Although a shale oil well may initially produce oil at a high rate, perhaps 1,000 barrels per day or more, production tends to decline rapidly, typically stabilizing at a more long-term rate of perhaps 100 to 200 barrels a day. In the Bakken play in North Dakota, for example, total production is running at about 488,000 barrels a day from 6,000 wells, which is an average daily well production of just 80 barrels, Hobbs said.
The need for a continuous drilling program to sustain production on Alaska's North Slope may require the packaging of permits, enabling multiple drilling operations to be permitted in batches, without losing agencies' regulatory authority and oversight.

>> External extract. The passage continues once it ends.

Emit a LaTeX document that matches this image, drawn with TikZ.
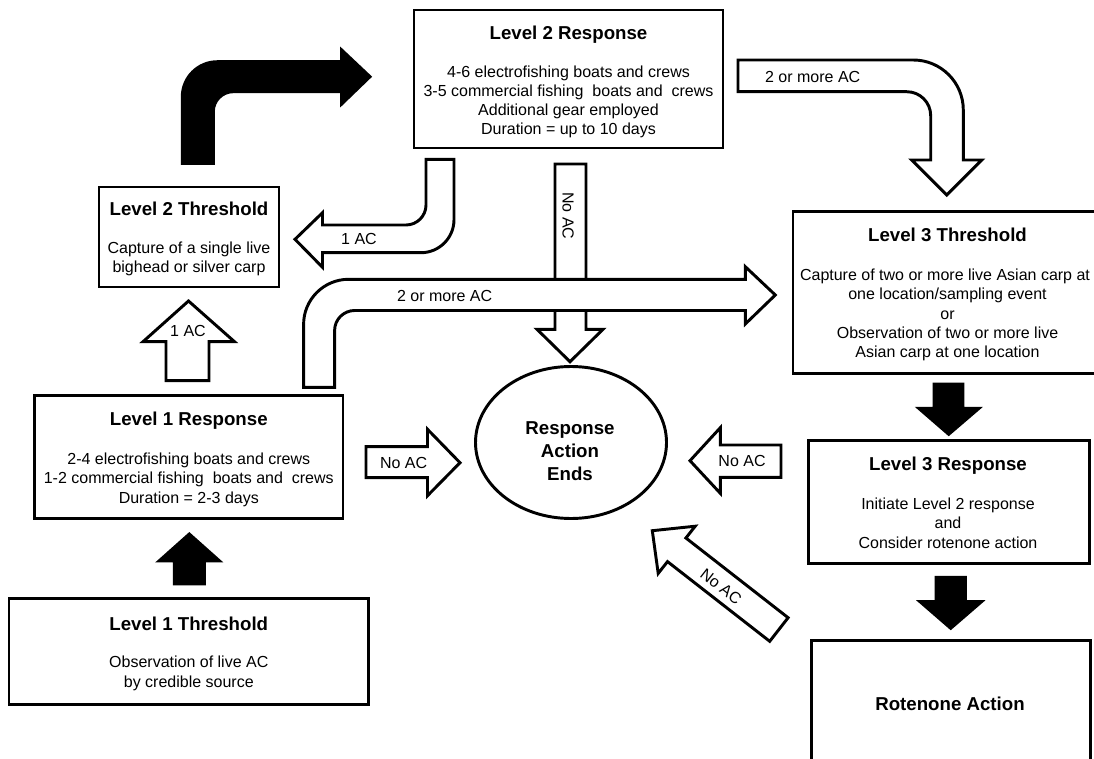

Hobbs said he does not think the type of single-well drilling pad used in the Bakken, for example, would be practical in the tundra of northern Alaska, given the intense amount of drilling required.
"In my opinion it would be cost-prohibitive to try to do a development in Alaska like they're doing in the Lower 48," Hobbs said. "They're not contending with wetlands there."
Instead, Hobbs has proposed a multi-well pad scheme for North Slope shale oil development. This model is entirely hypothetical and may not represent what a developer would actually do, Hobbs emphasized. However, the model can provide some insights into what might be involved, and how the permitting of a development might be carried out, he said.
Hobbs envisions a series of 840-foot-by-420-foot gravel pads, perhaps connected by a gravel road, extending east-west through a shale oil development area from the existing North Slope haul road. Each pad would accommodate 12 wellheads, with each well running at a steep angle down to the oil source before splitting into two horizontal, lateral well bores. The result would be 24 lateral wells penetrating subsurface source rock in an area centered under the pad and extending four miles east-west and three miles north-south.
To access the entire extent of subsurface source rock across a leased area, the pads would be four miles apart in an east-west orientation, with similar east-west lines of pads developed at three-mile intervals, north and south.
Hobbs' concept involves a single rig drilling all of the wells for a single pad during a single year. While that drilling is in progress, the next pad and its associated gravel road would be constructed, ready for drilling in the following year. Thus, year by year, the development would move out across the area of the shale oil play, along a development corridor.
The wells would probably go to depths of around 10,000 feet, with 10,000-foot horizontal laterals, similar to deviated and horizontal wells already drilled on the North Slope, Hobbs said.
"I don't see a whole lot of difference in well design," he said.
And, although shale oil production depends on the hydraulic fracturing of the oil source rock, companies operating in Alaska already have extensive experience in using "fracking" techniques -- about 25 percent of the oil wells that have been drilled in Alaska have used hydraulic fracturing to improve productivity, Hobbs said.
With this type of development, it would potentially be possible to use relatively lightweight, truckable production facilities, with a high capacity facility moved to serve pads that have come newly online and which have the high initial production rates characteristic of shale oil development. The more mature pads could perhaps be hooked up to smaller, lower capacity systems, Hobbs said.